The question is posed: “When was the TABASCO® trademark first registered?” This answer is given:
It was not until 1905 that Congress passed an act providing for federal registration of trademarks used in commerce between states. This act provided that marks in exclusive lawful use for the ten years proceeding the enactment of the statute were entitled to registration. From at least as early as 1880 until the late 1890s, the mark “Tabasco” was in exclusive use by McIlhenny Company to identify its pepper sauce. Consequently, as a result of the public’s association of “Tabasco” with McIlhenny Company as the single source of the product during this period, under the doctrine of secondary meaning, the “Tabasco” trademark was exclusively owned by McIlhenny Company. Thus, uses by third parties in the late 1890’s and early 1900’s were infringing and unlawful uses.
In fact, John Avery McIlhenny, aformer president of McIlhenny Company, signed an affidavit, on the advice of his trademark counsel, stating that - within the meaning of the Trademark Act of 1905 - McIlhenny Company was indeed the exclusive lawful user of the Tabasco trademark and entitled to registration of the mark under the 1905 Act. A 1920 decision of the U.S. District Court for the Western District of Louisiana confirmed the accuracy of John Avery McIlhenny’s affidavit.
It is plainly dishonest to mention the trademark registration under the 1905 act (the registration taking place in 1906) without acknowledging that the registration was cancelled by the commissioner of patents in 1909 in response to a protest from a competitor. The Court of Appeal for the District of Columbia affirmed that action the following year.
The 10-year clause permitted registration of a mark that did not meet the technical requirements of the 1905 statute but had been in continuous, exclusive use for a 10-year period. The Court of Appeals said the word “Tabasco” could not qualify as a technical trademark because it was merely a geographical description, referring to a state in Mexico. (The doctrine of secondary meaning, which had not yet crystalized, was not discussed.) The court said that the 10-year clause could not be invoked because “[i]t is not denied that appellant was not the exclusive user of said mark during the period required to justify registration under said ten years’ clause.”
Various companies in the relevant period used tabasco peppers as an ingredient in sauces and employed the word “tabasco” in the names of their brands.

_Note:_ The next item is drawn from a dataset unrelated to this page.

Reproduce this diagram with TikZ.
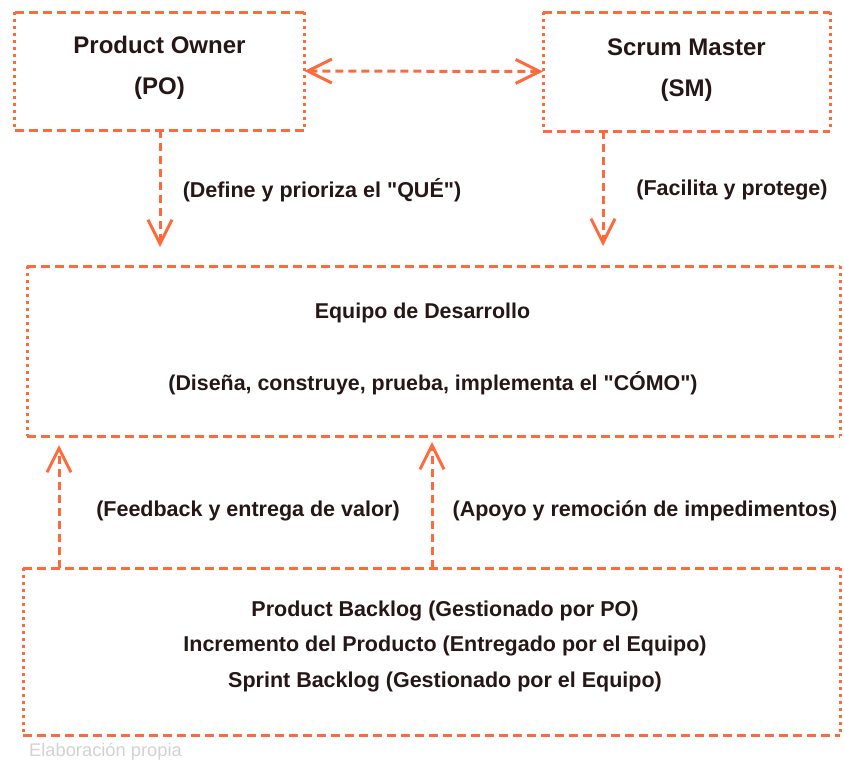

It is not true that McIlhenny “signed an affidavit, on the advice of his trademark counsel, stating that - within the meaning of the Trademark Act of 1905 - McIlhenny Company was indeed the exclusive lawful user of the Tabasco trademark and entitled to registration of the mark under the 1905 Act.” (Emphasis added.) McIlhenny said, flat out, without qualification, that his company had been the exclusive user of the the word “tabasco”—which was a knowing lie.
As recited in a 1912 decision of the Louisiana Supreme Court: McIhenny’s lawyer on Sept, 29, 1905 sent two versions of a declaration, one of which he would file in the Patent Office. He advised:
“I should prefer that you should verify the one lettered ‘A,’ because if any admission be made that the use had not been exclusive the Commissioner may desire to call in the parties who have used the same to hear if they have any objections to your obtaining the trade-mark ‘A,’ because, in the legal sense, your use of the name ‘Tabasco’ has been exclusive though in the literal sense it has not been so because of the temporary use of that name by other persons. If you feel that you cannot verify the declaration, ‘A,’ please verify and return the declaration marked ‘B,’ and also return the three other declarations, duly verified.”
The Louisiana Supreme Court commented:
“No amount of legal advice will excuse a suppression, or misrepresentation, of the facts of a case. The client is responsible for the truth of facts by him verified, and advice of counsel will not shield him from statements that are not true.”
To say, as the website does, that the 1920 federal trial court decision “confirmed the accuracy of John Avery McIlhenny’s affidavit” is deceitful. The decision said that “exclusive use” had been interpreted by the Patent Office to mean “‘rightfully exclusive,” so that “[h]ad the application disclosed such use of the word by others, on proof that it was a wrongful use, plaintiff’s predecessor would still have been entitled to the registration of the trade-mark.” Emphasis added.
But McIlhenny did not disclose such use of the word by others; he signed Declation “A” asserting exclusive use—period.